I would greatly appreciate a desktop build of this game because I feel as though I wasted $5 on an hour of pain and nausea. I do not have motion sickness and I have an oculus quest, I also have an incredible ACER laptop that runs GTAV like a dream but this game was a laggy mess for me and only caused problems and made me feel sick like never before. I could only walk less than a foot before I had to wait 5 minutes for it to load and then take 1 more step. I even closed ALL other programs and it did not help, the only thing that helped was closing the game. I thought it might have been a one time thing so I booted up a different vr game with MUCH more detail and it ran perfectly fine. Idk what is wrong with this game but I regret the $5.

Xander

A slider for changing your size was the first thing I tried, but it didn't work well. It was difficult to map such a large range to short slider and allow for fine adjustments, and when you slid it, if you were growing or shrinking at the same time, it was glitchy and difficult to control so you'd end up zooming to max or minimum size inavdertently. Changing your size on release would have solved the glitching but then you wouldn't easily be able to tell how large or small you'd become. I suppose I could show the size multiplier below it in numerical form, but you still wouldn't really have finer control mapping such a large range to a slider. As for the pool, I think you'll find you can escape by teleporting onto the bear's tummy. And I'm aware that the colliders leave something to be desired, but collisions with moving objects are always going to be glitchy. I will continue to try to find the sweet spot, but game development is often about tradeoffs.

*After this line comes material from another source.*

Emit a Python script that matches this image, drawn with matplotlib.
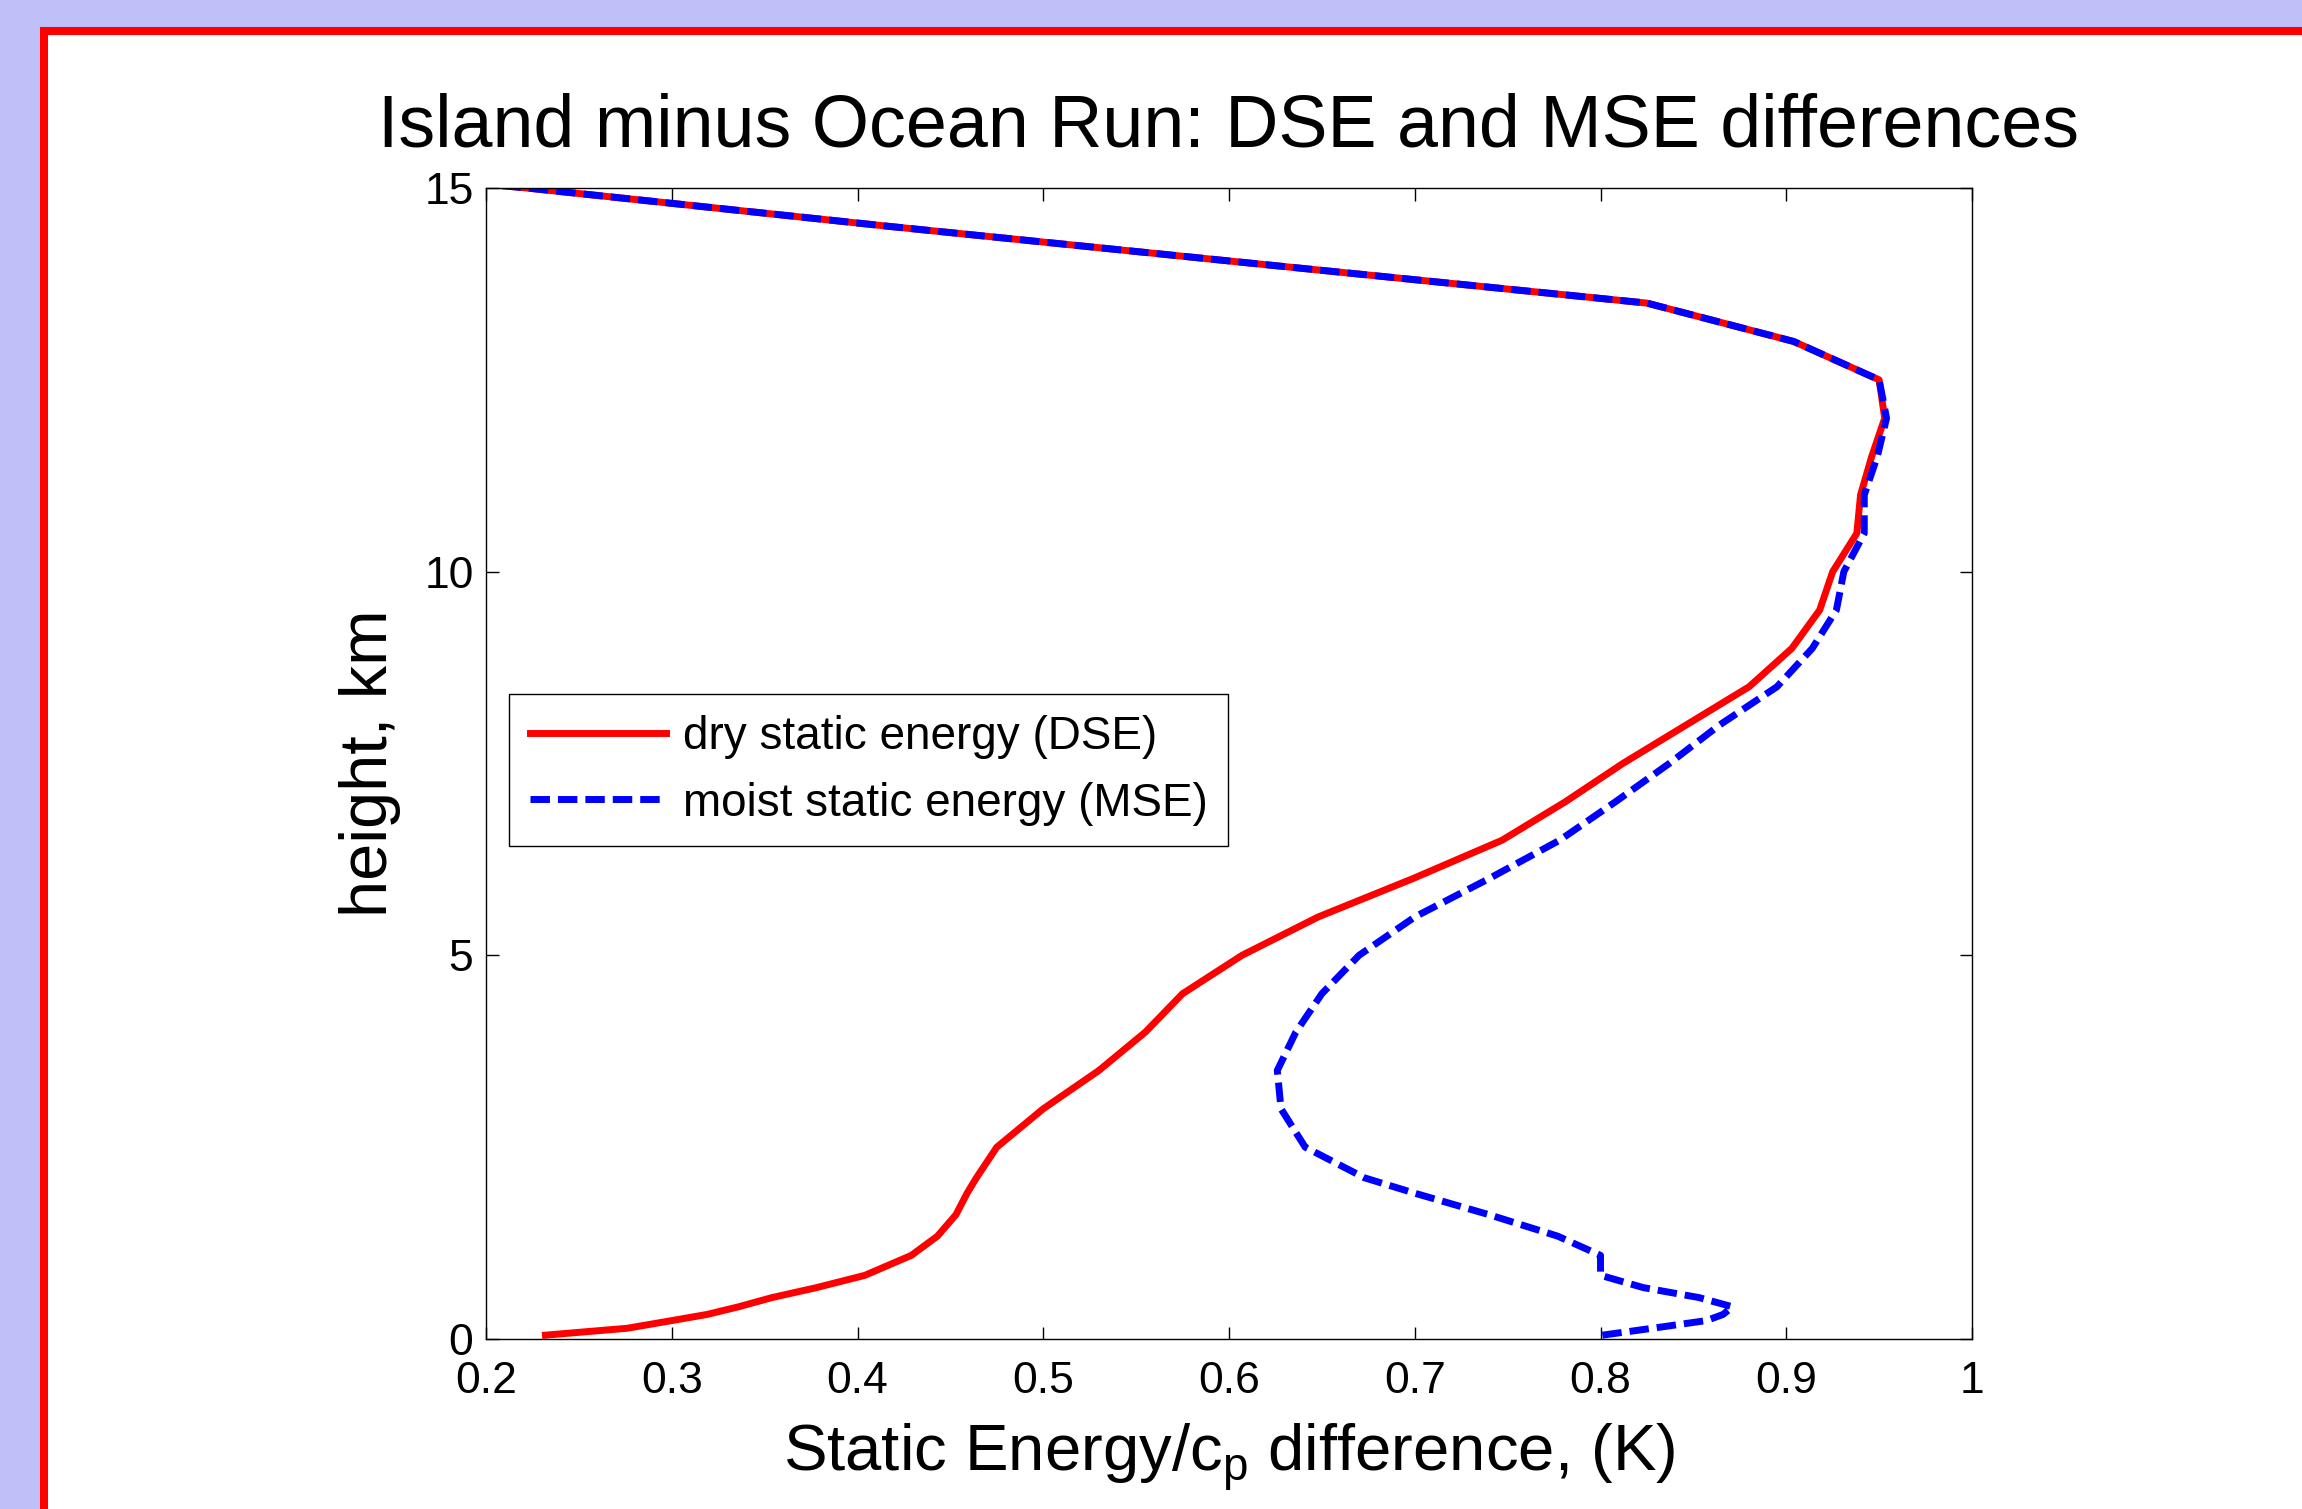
import matplotlib
matplotlib.use('Agg')
import matplotlib.pyplot as plt
from matplotlib.patches import Rectangle

# --- 1. Data ---
# height levels of the profile, km
heights_km = [0.05, 0.14, 0.24, 0.32, 0.42, 0.54, 0.67, 0.83, 1.09, 1.34,
              1.62, 1.9, 2.1, 2.5, 3.0,
              3.5, 4.0, 4.5, 5.0, 5.5, 6.0, 6.5, 7.0, 7.5, 8.0,
              8.5, 9.0, 9.5, 10.0, 10.5, 11.0, 11.5, 12.0, 12.5, 13.0,
              13.5, 14.0, 14.5, 15.0, 15.5]

# island minus ocean, dry static energy / cp (K)
dse_diff = [0.232, 0.276, 0.300, 0.319, 0.336, 0.354, 0.378, 0.404, 0.429, 0.443,
            0.453, 0.459, 0.464, 0.475, 0.500,
            0.530, 0.555, 0.575, 0.607, 0.648, 0.699, 0.747, 0.781, 0.812, 0.846,
            0.880, 0.903, 0.918, 0.925, 0.938, 0.940, 0.946, 0.953, 0.950, 0.904,
            0.825, 0.620, 0.417, 0.222, 0.0]

# island minus ocean, moist static energy / cp (K)
mse_diff = [0.801, 0.828, 0.857, 0.866, 0.871, 0.853, 0.823, 0.800, 0.800, 0.777,
            0.740, 0.700, 0.673, 0.641, 0.628,
            0.626, 0.636, 0.650, 0.670, 0.700, 0.740, 0.778, 0.808, 0.837, 0.864,
            0.895, 0.914, 0.927, 0.931, 0.942, 0.942, 0.949, 0.954, 0.950, 0.904,
            0.825, 0.620, 0.417, 0.222, 0.0]

xticks = [0.2, 0.3, 0.4, 0.5, 0.6, 0.7, 0.8, 0.9, 1.0]
xtick_labels = ['0.2', '0.3', '0.4', '0.5', '0.6', '0.7', '0.8', '0.9', '1']
yticks = [0, 5, 10, 15]

# --- 2. Fonts ---
plt.rcParams['font.family'] = ['Liberation Sans', 'DejaVu Sans']
plt.rcParams['mathtext.fontset'] = 'custom'
plt.rcParams['mathtext.rm'] = 'Liberation Sans'
plt.rcParams['mathtext.it'] = 'Liberation Sans:italic'

# --- 3. Figure: lavender slide with a red framed white panel ---
W, H = 2302, 1509
fig = plt.figure(figsize=(W / 100, H / 100), dpi=100)
fig.patch.set_facecolor('#C0C0F8')
panel = Rectangle((44 / W, -0.1), 1.2, 1.1 - 31 / H, transform=fig.transFigure,
                  facecolor='white', edgecolor='#FF0000', linewidth=5.8, zorder=0)
fig.add_artist(panel)

ax = fig.add_axes([486 / W, 170 / H, 1486 / W, 1151 / H])
ax.set_facecolor('white')

# --- 4. Plot ---
ax.plot(dse_diff, heights_km, color='#FF0000', linewidth=5.0,
        solid_joinstyle='round', label='dry static energy (DSE)')
ax.plot(mse_diff, heights_km, color='#0000FF', linewidth=5.0,
        linestyle=(0, (2.8, 1.15)), dash_capstyle='butt',
        label='moist static energy (MSE)')

# --- 5. Style (MATLAB look) ---
ax.set_xlim(0.2, 1.0)
ax.set_ylim(0, 15)
ax.set_xticks(xticks)
ax.set_xticklabels(xtick_labels)
ax.set_yticks(yticks)
ax.tick_params(direction='in', top=True, right=True, length=9, width=1,
               labelsize=32)
ax.tick_params(axis='x', pad=16)
ax.tick_params(axis='y', pad=9)
for sp in ax.spines.values():
    sp.set_linewidth(1.0)

ax.set_title('Island minus Ocean Run: DSE and MSE differences', fontsize=53, pad=30)
ax.set_xlabel(r'Static Energy/c$_{\mathrm{p}}$ difference, (K)', fontsize=47)
ax.set_ylabel('height, km', fontsize=48)
ax.xaxis.set_label_coords(0.5, -0.072)
ax.yaxis.set_label_coords(-0.057, 0.5)

leg = ax.legend(loc='upper left', bbox_to_anchor=(0.0155, 0.5604),
                fontsize=33, frameon=True, fancybox=False, framealpha=1,
                edgecolor='black', handlelength=2.97, handletextpad=0.37,
                labelspacing=0.5, borderpad=0.45, borderaxespad=0)
leg.get_frame().set_linewidth(1.0)

# --- 6. Save ---
fig.savefig('out.png', dpi=100, facecolor=fig.get_facecolor())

We don't yet have a perfect physics solution which works in all scenarios., and the size changing stuff is adding another huge wrinkle to that. Though perhaps if I were to up the number of physics solver steps, it would help a bit? At the cost of some performance of course. I'll have to look into that and see if it improves things and at what price.

Furotic

Some issues I have noticed, once you enter the pool there is no way out. Teleportation no longer functions properly. Once you are in your stuck, lol. Speaking of the pool, Our lady bear friend is difficult to maneuver around regardless of your size. If you are small teleportation around her stops working. If you are big the screen keeps resetting you to alternate positions if you try to get near. The overall collision physics around this particular area and character seem to have issues. Speaking of sizing! I genuinely believe it would be much better to have a size slider than a set standard in the future. Cant wait to see more updates and whats next!